Below: Walkley's spreadsheet. Click to enlarge.

87% profit share

4 Comments

  1. Tommo_UK said:
    Contrasts nicely with Samsung having a similar 18.2% market share, but just 10% of global profits last quarter.

    So if Apple has 87% of global profits and Samsung 10%, that leaves all the other hundreds of manufacturers squabbling over the remaining 3%, like chickens in a coop waiting to have their necks wrung (apologies to vegans).

    You have to wonder why they’re bothering really. Apart from the ability to launder mone, generate foreign revenues (which perhaps they keep abroad outside of Asia) and write-off losses as tax breaks.

    Anyone got a hotline to Ming-Chi The Merciless? Maybe he could shed some light on this.

    1
    March 1, 2018
  2. Gianfranco Pedron said:
    Samsung really competes with Apple directly only in the top tier smartphone market segment. I’d be curious to know what the share split for units and profit looks like where the two compete directly.

    Samsung’s R&D and manufacturing spend per unit to compete in the high end market must be disproportionately higher when compared to Apple’s. Not having an OS to support and possibly procuring components from other Samsung divisions at or near factory cost instead of wholesale must give them an edge. Judging by the discounts and promotions offered on Samsung flagship devices shortly after the early adopters/obsessive upgraders have had their fill Samsung is struggling with ASP.

    By providing a SD slot and limited onboard memory Samsung also appears to be leaving money on the table although they recoup some of that loss by selling it as a marketing advantage. On the other hand, Samsung also makes much of the memory going into the manufacture of the SD cards so some of that come back into the wallet of the Samsung chaebol.

    0
    March 1, 2018
  3. Gregg Thurman said:
    “For the mature North America market, we believe the price point above $1,000 has been a greater deterrent for broad market appeal than anticipated. In China, we believe the 5.8-inch iPhone X screen size is not large enough for a segment of this market. In fact, a variety of phones from Chinese OEMs with similar or larger screen sizes were already available prior to iPhone X…”

    Analysts just can’t help themselves (even the good ones).
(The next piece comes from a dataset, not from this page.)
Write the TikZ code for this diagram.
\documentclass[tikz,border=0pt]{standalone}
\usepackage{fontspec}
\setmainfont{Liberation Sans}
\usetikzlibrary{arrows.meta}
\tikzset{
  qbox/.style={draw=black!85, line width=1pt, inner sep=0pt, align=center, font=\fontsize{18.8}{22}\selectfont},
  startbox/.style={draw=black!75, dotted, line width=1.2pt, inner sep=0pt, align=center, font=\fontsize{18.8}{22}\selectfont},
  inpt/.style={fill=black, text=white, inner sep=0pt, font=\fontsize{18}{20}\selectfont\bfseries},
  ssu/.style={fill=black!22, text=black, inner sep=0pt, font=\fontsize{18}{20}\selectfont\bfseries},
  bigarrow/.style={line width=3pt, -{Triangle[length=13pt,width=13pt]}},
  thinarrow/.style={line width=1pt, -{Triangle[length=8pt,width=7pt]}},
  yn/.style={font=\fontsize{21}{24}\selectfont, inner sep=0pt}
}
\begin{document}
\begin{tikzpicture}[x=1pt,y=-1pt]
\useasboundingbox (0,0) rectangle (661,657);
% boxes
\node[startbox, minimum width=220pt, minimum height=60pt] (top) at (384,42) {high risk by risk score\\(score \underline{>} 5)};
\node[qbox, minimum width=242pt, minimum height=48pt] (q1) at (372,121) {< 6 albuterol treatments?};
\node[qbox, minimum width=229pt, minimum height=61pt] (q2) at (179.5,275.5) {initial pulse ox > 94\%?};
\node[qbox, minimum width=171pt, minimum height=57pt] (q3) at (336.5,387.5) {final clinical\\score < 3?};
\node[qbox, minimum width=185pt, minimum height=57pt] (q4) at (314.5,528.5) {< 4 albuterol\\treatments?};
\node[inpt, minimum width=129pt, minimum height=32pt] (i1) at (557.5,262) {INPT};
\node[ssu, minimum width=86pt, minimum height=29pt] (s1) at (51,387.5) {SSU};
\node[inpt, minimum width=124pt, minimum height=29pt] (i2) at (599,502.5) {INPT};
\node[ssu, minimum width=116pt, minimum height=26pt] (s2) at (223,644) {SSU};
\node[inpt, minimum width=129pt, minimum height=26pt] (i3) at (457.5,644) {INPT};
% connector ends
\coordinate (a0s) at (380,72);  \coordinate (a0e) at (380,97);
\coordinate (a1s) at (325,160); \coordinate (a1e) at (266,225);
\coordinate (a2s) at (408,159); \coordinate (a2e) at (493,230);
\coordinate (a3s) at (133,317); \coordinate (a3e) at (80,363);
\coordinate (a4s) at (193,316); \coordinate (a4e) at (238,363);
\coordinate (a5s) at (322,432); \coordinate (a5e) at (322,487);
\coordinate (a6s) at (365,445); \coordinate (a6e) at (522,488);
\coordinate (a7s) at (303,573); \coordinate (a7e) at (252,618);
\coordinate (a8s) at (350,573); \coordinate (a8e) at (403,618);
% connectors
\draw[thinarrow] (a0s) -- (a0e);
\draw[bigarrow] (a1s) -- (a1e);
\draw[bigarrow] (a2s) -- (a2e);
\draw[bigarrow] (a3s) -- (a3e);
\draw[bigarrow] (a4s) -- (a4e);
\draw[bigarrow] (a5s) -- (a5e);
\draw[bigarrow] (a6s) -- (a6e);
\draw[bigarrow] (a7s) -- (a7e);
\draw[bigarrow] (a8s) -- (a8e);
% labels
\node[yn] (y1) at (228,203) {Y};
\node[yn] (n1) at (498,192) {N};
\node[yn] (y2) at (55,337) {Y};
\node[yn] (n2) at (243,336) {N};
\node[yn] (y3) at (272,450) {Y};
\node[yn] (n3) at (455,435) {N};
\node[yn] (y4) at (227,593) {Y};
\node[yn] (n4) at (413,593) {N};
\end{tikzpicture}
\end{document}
The above is just another way of saying price is the most important differentiator and iPhone price is to high.

    These ‘learned’ comments ignore that the #1 selling smartphone during the December quarter was the iPhone X, even though it was only available for 2 months, and that iPhone ASP increased 14+% YoY to $796, more than double Samsung’s ASP.
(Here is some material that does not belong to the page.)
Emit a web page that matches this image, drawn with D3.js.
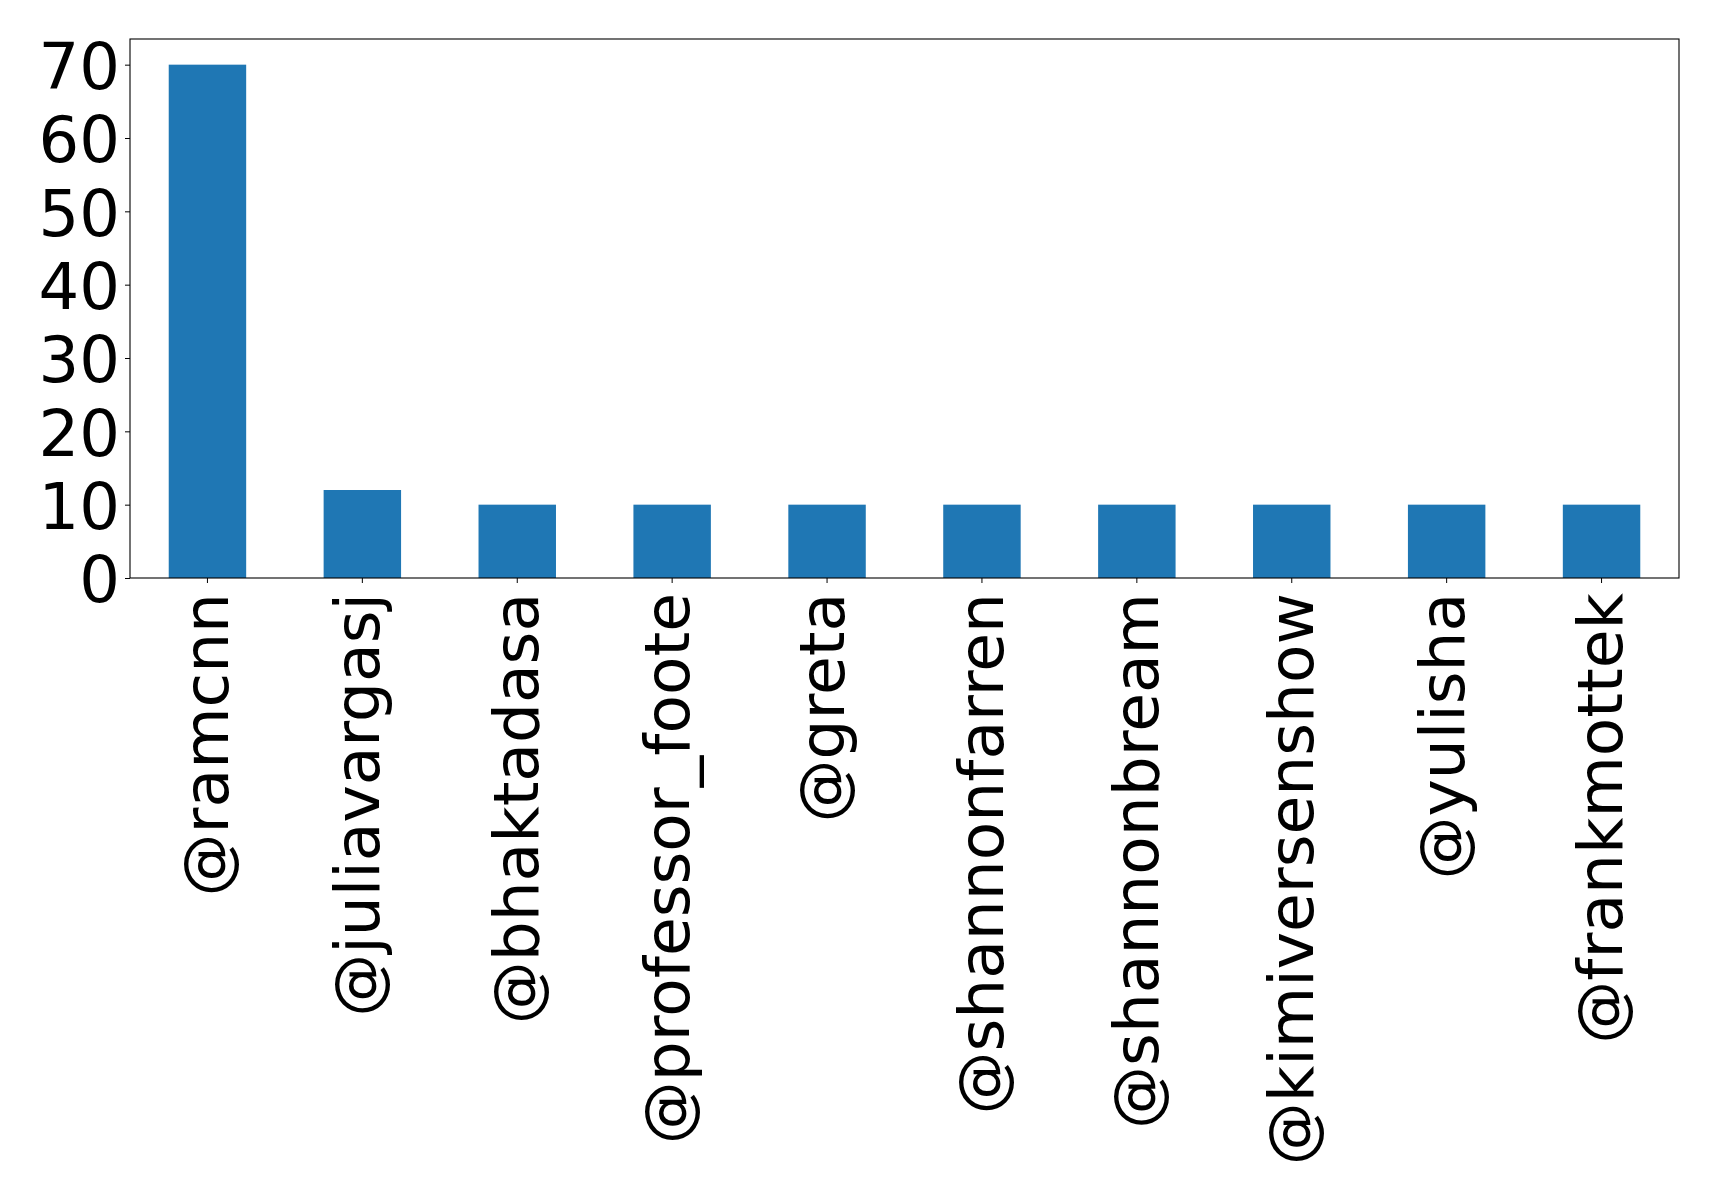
<!DOCTYPE html>
<html lang="en">

<head>
    <meta charset="UTF-8">
    <title>Mentions</title>
    <script src="https://d3js.org/d3.v7.min.js"></script>
    <style>
        * {
            margin: 0;
            padding: 0;
        }

        body {
            background: #fff;
        }

        text {
            font-family: "DejaVu Sans", sans-serif;
        }
    </style>
</head>

<body>
    <svg id="chart" width="1719" height="1195"></svg>
    <script>
        var categories = ["@ramcnn", "@juliavargasj", "@bhaktadasa", "@professor_foote", "@greta",
            "@shannonfarren", "@shannonbream", "@kimiversenshow", "@yulisha", "@frankmottek"];
        var counts = [70, 12, 10, 10, 10, 10, 10, 10, 10, 10];
        var yTicks = [0, 10, 20, 30, 40, 50, 60, 70];

        var margin = { left: 130, top: 39, right: 40, bottom: 617 };
        var width = 1719 - margin.left - margin.right,
            height = 1195 - margin.top - margin.bottom;

        var svg = d3.select('#chart');
        var g = svg.append('g').attr('transform', 'translate(' + margin.left + ',' + margin.top + ')');

        var x = d3.scaleBand().domain(categories).range([0, width]).paddingInner(0.5).paddingOuter(0.25);
        var y = d3.scaleLinear().domain([0, 73.5]).range([height, 0]);

        // bars
        g.selectAll('rect.bar')
            .data(counts)
            .enter()
            .append('rect')
            .attr('class', 'bar')
            .attr('x', function (d, i) { return x(categories[i]); })
            .attr('width', x.bandwidth())
            .attr('y', function (d) { return y(d); })
            .attr('height', function (d) { return height - y(d); })
            .attr('fill', '#1f77b4');

        // y axis
        var yAxis = g.append('g').call(d3.axisLeft(y).tickValues(yTicks).tickSize(5).tickPadding(5));
        yAxis.select('.domain').remove();
        yAxis.selectAll('text')
            .attr('font-size', 64)
            .attr('fill', '#000')
            .attr('dy', '0.37em');

        // x axis
        var xAxis = g.append('g')
            .attr('transform', 'translate(0,' + height + ')')
            .call(d3.axisBottom(x).tickSize(5).tickPadding(5));
        xAxis.select('.domain').remove();
        xAxis.selectAll('text')
            .attr('font-size', 63)
            .attr('fill', '#000')
            .attr('text-anchor', 'end')
            .attr('y', 0)
            .attr('x', -15)
            // matplotlib centres the ink box, so labels with descenders sit a bit closer
            .attr('dy', function (d) { return /[gjpqy_]/.test(d) ? '0.27em' : '0.33em'; })
            .attr('transform', 'rotate(-90)');

        // frame
        g.append('rect')
            .attr('x', 0).attr('y', 0)
            .attr('width', width).attr('height', height)
            .attr('fill', 'none')
            .attr('stroke', '#000')
            .attr('stroke-width', 1.1);
    </script>
</body>

</html>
    I read something earlier this week (trying to find it again) wherein the author states that the problem with AAPL’s valuation is the analysts covering it. He believes APPLE should be covered by retail analysts because technology analysts don’t know squat about retail. He believes Apple is a retail company that just happens to develop, design and manufacture its own products. He gave examples of commodity retail companies with higher ISMs (PE if you must). Further, he agrees that Apple is a one product company, but unlike technology analysts who hold that iPhone is that product, he believes that one product is the iOS ecosystem.

    0
    March 1, 2018
  4. Gregg Thurman said:
    I strongly disagree with Walkley’s 2019 market share estimate for iPhone.
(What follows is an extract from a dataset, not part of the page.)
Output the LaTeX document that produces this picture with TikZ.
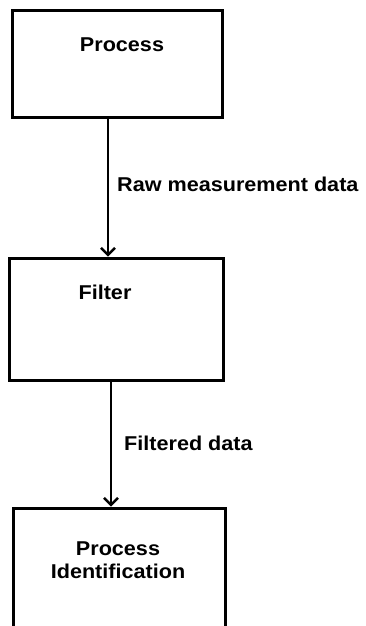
\documentclass[tikz,border=0pt]{standalone}
\usepackage{fontspec}
\setmainfont{Liberation Sans}[FakeStretch=1.08]
\usetikzlibrary{arrows.meta}
\begin{document}
\begin{tikzpicture}[x=1pt,y=-1pt,
  box/.style={draw=black, line width=3pt, rectangle, inner sep=0pt},
  lbl/.style={font=\bfseries\fontsize{20}{23}\selectfont, inner sep=0pt},
  arr/.style={line width=2.8pt, -{Straight Barb[length=7pt,width=14pt,line width=2.4pt]}}]
\useasboundingbox (0,0) rectangle (366,626);
\clip (0,0) rectangle (366,626);
\node[box, minimum width=210pt, minimum height=106pt] (proc) at (117,64) {};
\node[box, minimum width=214pt, minimum height=122pt] (filt) at (116,319) {};
\node[box, minimum width=212pt, minimum height=160pt] (ident) at (119,588) {};
\node[lbl] (t1) at (122,45) {Process};
\node[lbl] (t2) at (105,292) {Filter};
\node[lbl, align=center] (t3) at (118,560) {Process\\Identification};
\draw[arr] ([xshift=-9pt]proc.south) -- ([xshift=-8pt]filt.north);
\node[lbl, anchor=west] (l1) at (117,184) {Raw measurement data};
\draw[arr] ([xshift=-5pt]filt.south) -- ([xshift=-8pt]ident.north);
\node[lbl, anchor=west] (l2) at (124,443) {Filtered data};
\end{tikzpicture}
\end{document}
    If iPhone 8 COGS is 40% of list, then COGS is $280 (which is higher than teardown estimates). I cannot bring myself to believe that the iPhone X will cost $400 (40% COGS rate) with the FY2019 model. Higher memory prices will naturally increase supply (bringing memory prices down). Further FaceID camera technology is ramping to expand into more iPhone X like models. That expansion will bring that price down as well.

    Then there is the cost of OLED panels. There are 3 current OLED manufacturers (other than Samsung) expanding OLED production capacity now. More than one supplier brings prices down. i believe at least one of the 3 will be a supplier for FY2019.

    This all means that (IMO) base model iPhone X 2019 version will be priced at $899, and the Plus version will be priced at $999 all while maintaining a 40% COGS structure.

    $899 iPhone X COGS at 40% = $360, a $40 reduction from current cost.

    With 2 models of the iPhone X 2019 priced from $899 to $1149 (6.5″ model max memory) I think Apple will continue to have launch quarter supply constraints but will gain additional market share. I do not see iPhone market share declining as Walkley’s spreadsheet indicates.